«C’est l’ensemble du monde, aujourd’hui,
qui est mis en images et en spectacle.»
Marc Augé, Fictions fin de siècle
On assiste, depuis la deuxième moitié du vingtième siècle, à une accumulation étonnante de tentatives d’épuisement, qui témoigne de la très grande force symbolique de cette démarche. Il y a là une véritable poétique, une façon d’aborder le monde et ses objets en tentant d’en épuiser le sens, la forme ou le matériau même. Ces tentatives portent sur des lieux ou encore un temps, une journée ou une année, mais elles se cristallisent aussi autour de principes, d’événements, de corps, d’objets et de données.
Ces tentatives d’épuisement ne sont pas nécessairement liées à des dispositifs numériques, mais elles prennent place aisément dans une culture de l’écran, puisque le numérique en surdétermine le principe, en en multipliant de façon presque exponentielle les possibilités. Il est vrai que le numérique laisse l’impression que nous pouvons avoir une connaissance quasi-exhaustive du monde et de ses manifestations, du quotidien et de ses événements, de la vie de tous les jours et des lieux où elle se déroule. Que nous pouvons archiver des éléments de ce quotidien, pas seulement des traces ou des restes, mais des artéfacts, des images, des écrits, des mémentos de toutes sortes. En ce sens, le numérique donne au quotidien une présence; il nous le révèle, comme il n’a jamais pu l’être auparavant. Il nous donne un accès au monde, et au monde tel que nous pouvons l’expérimenter tous les jours.

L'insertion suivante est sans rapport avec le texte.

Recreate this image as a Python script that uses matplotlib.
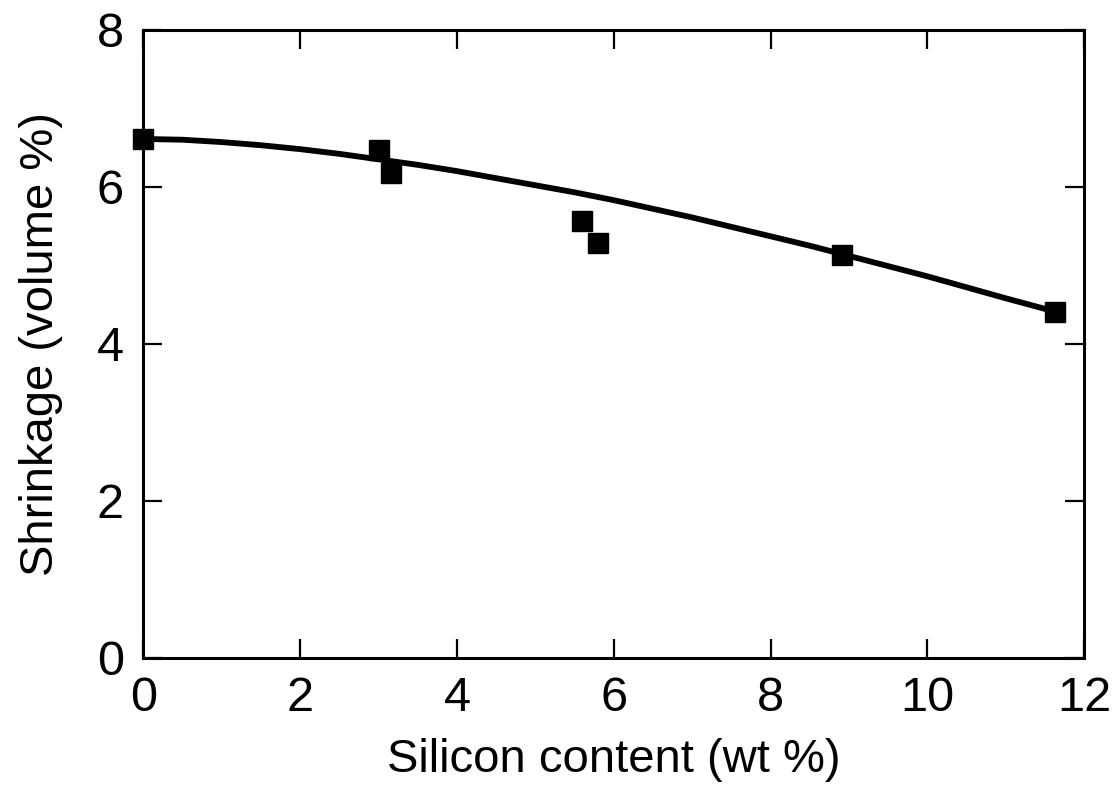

C’est dans un contexte marqué par le numérique et sa gestion tentaculaire des données, que prennent place de nombreuses tentatives d’épuisement. Un épuisement complet est impossible à atteindre, il va sans dire, l’exhaustivité est une pure illusion, mais cette illusion nous permet de croire, ne serait-ce que sur un mode imaginaire, que nous pouvons maitriser le monde, du moins qu’il ne nous échappe pas entièrement. Elle assouvit notre soif de réalité.
L’idée d’une tentative d’épuisement est apparue nommément, en 1974, quand Georges Perec s’est installé place Saint-Sulpice à Paris et a entrepris de dresser la liste de tout ce qu’il voyait, les passants, les oiseaux, les camions, autos et autocars, les clients des cafés, les variations de température, tout ce qui pouvait être noté, les faits usuels de la vie quotidienne. Le texte a été édité en 1975 chez Christian Bourgois. Le projet de Perec n’était pas de rendre compte des faits historiques, dont témoignent déjà les monuments, mais «de décrire le reste: ce que l'on ne note généralement pas, ce qui ne se remarque pas, ce qui n'a pas d'importance: ce qui se passe quand il ne se passe rien, sinon du temps, des gens, des voitures et des nuages.» (1975)
Le texte de Perec est l’exemple canonique des tentatives d’épuisement d’un lieu, et il a laissé dans son sillage des vagues sur lesquelles de multiples entreprises se sont mises à surfer. D’autres tentatives d’épuisement d’un lieu sont apparues, de même que d’autres types de tentatives. Des tentatives d’épuisement d’un temps, d’un événement, d’une situation, d’un principe, d’un objet, d’un corps, des données et des dispositifs.
C’est à explorer ces tentatives d’épuisement qu'un Groupe de recherche, intitulé «Archiver le présent», est organisé cette année à l'UQAM (2016-2017) dans le cadre du doctorat en sémiologie et des programmes de maitrise et de doctorat en études littéraires. De nombreuses activités seront organisées, des invités viendront présenter leurs travaux, certaines séances seront enregistrées et diffusées sur le site ALN|NT2.
Les séances et les rencontres de travail du Groupe de recherche permettront de développer la taxonomie de la base de données, d’identifier le corpus, de rédiger les fiches du répertoire, d’explorer les diverses pistes d’analyse et d’interprétation de ces œuvres et, ultimement, d’assurer la réalisation du projet. Le groupe de recherche sera international. «Archiver le présent» implique à la fois la Chaire de recherche du Canada sur les arts et les littératures numériques de l’UQAM et le Labex ArtsH2H de l’Université Paris 8. La partie française du projet est sous la responsabilité d’Alexandra Saemmer.
Le carnet de recherche «Archiver le présent» est la première expression de ce travail collectif. Le carnet sera animé par Gina Cortopassi et moi-même, ainsi que par l'ensemble des étudiants et intervenants du groupe. La perspective se veut pluridisciplinaire, compte tenu de la diversité des pratiques impliquées. Le projet est de mettre sur pied dans un avenir rapproché un Environnement de recherches et de connaissances consacré aux tentatives d’épuisement, une base de données en ligne et en développement continu. On comprendra que le carnet de recherche n'est qu'une première étape de ce vaste programme.